* [Request]:
In the records below, find the line containing "Recreate this image" and the line containing "const CX = 365, CY = 245, R = 172;"; please repeat exactly the lines from one to the other, both included, and nothing more.

* [Items]:

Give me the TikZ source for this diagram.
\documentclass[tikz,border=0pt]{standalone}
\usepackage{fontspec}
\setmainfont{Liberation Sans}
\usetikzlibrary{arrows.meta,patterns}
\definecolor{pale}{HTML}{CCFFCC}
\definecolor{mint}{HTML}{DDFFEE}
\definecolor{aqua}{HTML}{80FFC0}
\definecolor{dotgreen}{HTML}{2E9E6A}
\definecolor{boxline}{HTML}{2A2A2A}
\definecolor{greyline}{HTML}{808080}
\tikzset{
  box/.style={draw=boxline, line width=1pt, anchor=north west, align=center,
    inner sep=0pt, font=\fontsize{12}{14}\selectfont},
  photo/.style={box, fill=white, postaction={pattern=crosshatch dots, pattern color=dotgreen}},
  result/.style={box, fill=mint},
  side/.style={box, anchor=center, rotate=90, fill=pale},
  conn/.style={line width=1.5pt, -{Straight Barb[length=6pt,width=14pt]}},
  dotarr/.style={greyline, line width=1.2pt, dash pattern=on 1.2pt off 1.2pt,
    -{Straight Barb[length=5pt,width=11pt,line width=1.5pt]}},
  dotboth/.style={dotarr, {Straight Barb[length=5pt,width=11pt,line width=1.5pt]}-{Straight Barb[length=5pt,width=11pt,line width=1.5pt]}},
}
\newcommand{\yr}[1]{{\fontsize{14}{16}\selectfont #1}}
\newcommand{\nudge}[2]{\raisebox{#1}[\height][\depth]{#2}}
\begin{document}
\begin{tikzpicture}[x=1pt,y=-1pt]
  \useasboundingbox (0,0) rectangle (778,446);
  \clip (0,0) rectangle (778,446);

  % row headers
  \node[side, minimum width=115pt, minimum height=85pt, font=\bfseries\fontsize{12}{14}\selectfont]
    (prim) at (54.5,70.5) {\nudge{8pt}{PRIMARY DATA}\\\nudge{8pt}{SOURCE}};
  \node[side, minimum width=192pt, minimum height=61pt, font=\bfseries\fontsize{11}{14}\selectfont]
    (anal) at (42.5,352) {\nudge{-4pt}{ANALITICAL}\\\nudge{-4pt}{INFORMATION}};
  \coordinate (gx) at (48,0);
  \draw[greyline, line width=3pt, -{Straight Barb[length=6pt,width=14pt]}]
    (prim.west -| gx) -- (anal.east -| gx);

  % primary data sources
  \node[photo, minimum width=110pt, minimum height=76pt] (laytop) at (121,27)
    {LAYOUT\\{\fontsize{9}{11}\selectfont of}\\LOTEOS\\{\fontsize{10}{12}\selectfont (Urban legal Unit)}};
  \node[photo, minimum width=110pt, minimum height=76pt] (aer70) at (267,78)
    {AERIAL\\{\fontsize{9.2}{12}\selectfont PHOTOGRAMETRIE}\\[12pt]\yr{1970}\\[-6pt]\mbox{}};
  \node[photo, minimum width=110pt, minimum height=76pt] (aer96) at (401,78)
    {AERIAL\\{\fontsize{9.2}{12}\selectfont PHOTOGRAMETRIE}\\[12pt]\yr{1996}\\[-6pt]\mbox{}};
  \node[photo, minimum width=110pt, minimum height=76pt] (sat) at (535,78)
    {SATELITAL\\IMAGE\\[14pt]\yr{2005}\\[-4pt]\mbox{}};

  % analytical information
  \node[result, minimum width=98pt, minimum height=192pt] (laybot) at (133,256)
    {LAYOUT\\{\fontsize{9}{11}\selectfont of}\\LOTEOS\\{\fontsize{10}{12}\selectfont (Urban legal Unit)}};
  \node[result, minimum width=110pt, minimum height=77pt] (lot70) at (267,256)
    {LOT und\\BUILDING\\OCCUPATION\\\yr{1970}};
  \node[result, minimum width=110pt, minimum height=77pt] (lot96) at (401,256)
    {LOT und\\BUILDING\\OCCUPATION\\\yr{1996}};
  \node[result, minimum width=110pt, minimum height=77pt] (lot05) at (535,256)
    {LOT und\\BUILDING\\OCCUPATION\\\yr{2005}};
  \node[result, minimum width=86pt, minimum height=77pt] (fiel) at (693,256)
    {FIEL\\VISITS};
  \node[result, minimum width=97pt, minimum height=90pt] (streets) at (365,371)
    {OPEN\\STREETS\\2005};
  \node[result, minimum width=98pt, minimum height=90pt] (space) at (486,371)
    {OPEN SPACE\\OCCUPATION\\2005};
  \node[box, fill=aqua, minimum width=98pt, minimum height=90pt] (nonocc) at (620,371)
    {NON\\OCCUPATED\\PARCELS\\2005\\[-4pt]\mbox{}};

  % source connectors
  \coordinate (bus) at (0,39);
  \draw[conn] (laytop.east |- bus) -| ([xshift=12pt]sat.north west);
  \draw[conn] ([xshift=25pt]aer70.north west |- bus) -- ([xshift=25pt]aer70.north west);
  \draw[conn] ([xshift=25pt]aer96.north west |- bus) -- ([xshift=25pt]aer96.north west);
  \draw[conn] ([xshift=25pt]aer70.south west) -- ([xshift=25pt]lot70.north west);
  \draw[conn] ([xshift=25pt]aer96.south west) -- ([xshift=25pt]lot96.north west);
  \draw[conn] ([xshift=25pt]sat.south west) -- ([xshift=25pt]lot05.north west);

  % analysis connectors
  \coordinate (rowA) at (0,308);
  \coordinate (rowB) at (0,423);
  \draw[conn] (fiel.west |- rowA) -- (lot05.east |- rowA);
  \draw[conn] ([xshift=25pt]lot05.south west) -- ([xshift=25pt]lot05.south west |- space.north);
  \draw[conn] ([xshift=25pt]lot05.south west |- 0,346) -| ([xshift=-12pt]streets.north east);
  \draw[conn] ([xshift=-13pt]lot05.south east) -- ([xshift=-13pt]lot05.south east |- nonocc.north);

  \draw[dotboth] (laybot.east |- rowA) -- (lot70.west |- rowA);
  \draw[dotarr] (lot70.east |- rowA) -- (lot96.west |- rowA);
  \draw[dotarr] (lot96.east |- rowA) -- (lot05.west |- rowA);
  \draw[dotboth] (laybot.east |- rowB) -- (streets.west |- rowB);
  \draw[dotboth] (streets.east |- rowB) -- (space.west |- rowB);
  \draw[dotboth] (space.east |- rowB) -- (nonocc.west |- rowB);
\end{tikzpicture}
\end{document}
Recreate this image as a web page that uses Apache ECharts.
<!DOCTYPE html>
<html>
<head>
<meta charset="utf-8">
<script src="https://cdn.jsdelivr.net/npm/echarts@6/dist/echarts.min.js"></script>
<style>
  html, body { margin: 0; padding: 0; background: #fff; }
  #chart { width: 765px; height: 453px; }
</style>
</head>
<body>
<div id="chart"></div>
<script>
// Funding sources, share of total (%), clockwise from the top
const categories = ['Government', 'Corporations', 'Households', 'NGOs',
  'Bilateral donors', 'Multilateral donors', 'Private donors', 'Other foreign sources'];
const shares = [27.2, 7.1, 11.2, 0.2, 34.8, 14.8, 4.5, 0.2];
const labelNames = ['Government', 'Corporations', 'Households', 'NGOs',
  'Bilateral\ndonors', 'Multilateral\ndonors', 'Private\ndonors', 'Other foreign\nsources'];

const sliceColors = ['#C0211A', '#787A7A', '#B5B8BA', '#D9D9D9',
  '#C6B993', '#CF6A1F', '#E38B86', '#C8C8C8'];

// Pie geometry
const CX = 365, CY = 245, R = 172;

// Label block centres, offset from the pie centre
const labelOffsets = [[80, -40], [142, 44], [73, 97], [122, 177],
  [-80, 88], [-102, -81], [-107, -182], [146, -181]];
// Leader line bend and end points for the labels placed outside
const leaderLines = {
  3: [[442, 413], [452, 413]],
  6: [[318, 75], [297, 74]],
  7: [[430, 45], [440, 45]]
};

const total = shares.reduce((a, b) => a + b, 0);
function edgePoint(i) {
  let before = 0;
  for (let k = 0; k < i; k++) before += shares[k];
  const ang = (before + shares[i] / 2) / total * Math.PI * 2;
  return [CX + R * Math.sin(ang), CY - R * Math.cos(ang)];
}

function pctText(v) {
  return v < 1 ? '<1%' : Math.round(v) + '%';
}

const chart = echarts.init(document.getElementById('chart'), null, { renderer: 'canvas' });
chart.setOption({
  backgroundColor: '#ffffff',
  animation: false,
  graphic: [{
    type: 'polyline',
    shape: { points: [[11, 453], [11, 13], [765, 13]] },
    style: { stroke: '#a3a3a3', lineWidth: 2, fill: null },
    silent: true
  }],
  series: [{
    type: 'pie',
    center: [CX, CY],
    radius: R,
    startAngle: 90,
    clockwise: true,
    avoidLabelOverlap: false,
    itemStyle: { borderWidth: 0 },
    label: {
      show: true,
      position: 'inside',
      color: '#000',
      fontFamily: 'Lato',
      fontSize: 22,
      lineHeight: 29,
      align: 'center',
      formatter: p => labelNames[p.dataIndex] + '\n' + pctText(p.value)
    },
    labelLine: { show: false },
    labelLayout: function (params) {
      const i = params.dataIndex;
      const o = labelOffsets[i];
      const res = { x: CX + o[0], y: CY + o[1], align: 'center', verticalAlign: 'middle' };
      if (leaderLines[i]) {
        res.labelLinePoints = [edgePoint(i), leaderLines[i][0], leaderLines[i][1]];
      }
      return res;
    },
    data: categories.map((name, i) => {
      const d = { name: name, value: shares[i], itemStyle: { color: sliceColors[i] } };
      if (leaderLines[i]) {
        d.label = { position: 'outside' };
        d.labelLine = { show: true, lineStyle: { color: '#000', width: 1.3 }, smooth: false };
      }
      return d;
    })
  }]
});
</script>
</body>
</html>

* [The solution]:
Recreate this image as a web page that uses Apache ECharts.
<!DOCTYPE html>
<html>
<head>
<meta charset="utf-8">
<script src="https://cdn.jsdelivr.net/npm/echarts@6/dist/echarts.min.js"></script>
<style>
  html, body { margin: 0; padding: 0; background: #fff; }
  #chart { width: 765px; height: 453px; }
</style>
</head>
<body>
<div id="chart"></div>
<script>
// Funding sources, share of total (%), clockwise from the top
const categories = ['Government', 'Corporations', 'Households', 'NGOs',
  'Bilateral donors', 'Multilateral donors', 'Private donors', 'Other foreign sources'];
const shares = [27.2, 7.1, 11.2, 0.2, 34.8, 14.8, 4.5, 0.2];
const labelNames = ['Government', 'Corporations', 'Households', 'NGOs',
  'Bilateral\ndonors', 'Multilateral\ndonors', 'Private\ndonors', 'Other foreign\nsources'];

const sliceColors = ['#C0211A', '#787A7A', '#B5B8BA', '#D9D9D9',
  '#C6B993', '#CF6A1F', '#E38B86', '#C8C8C8'];

// Pie geometry
const CX = 365, CY = 245, R = 172;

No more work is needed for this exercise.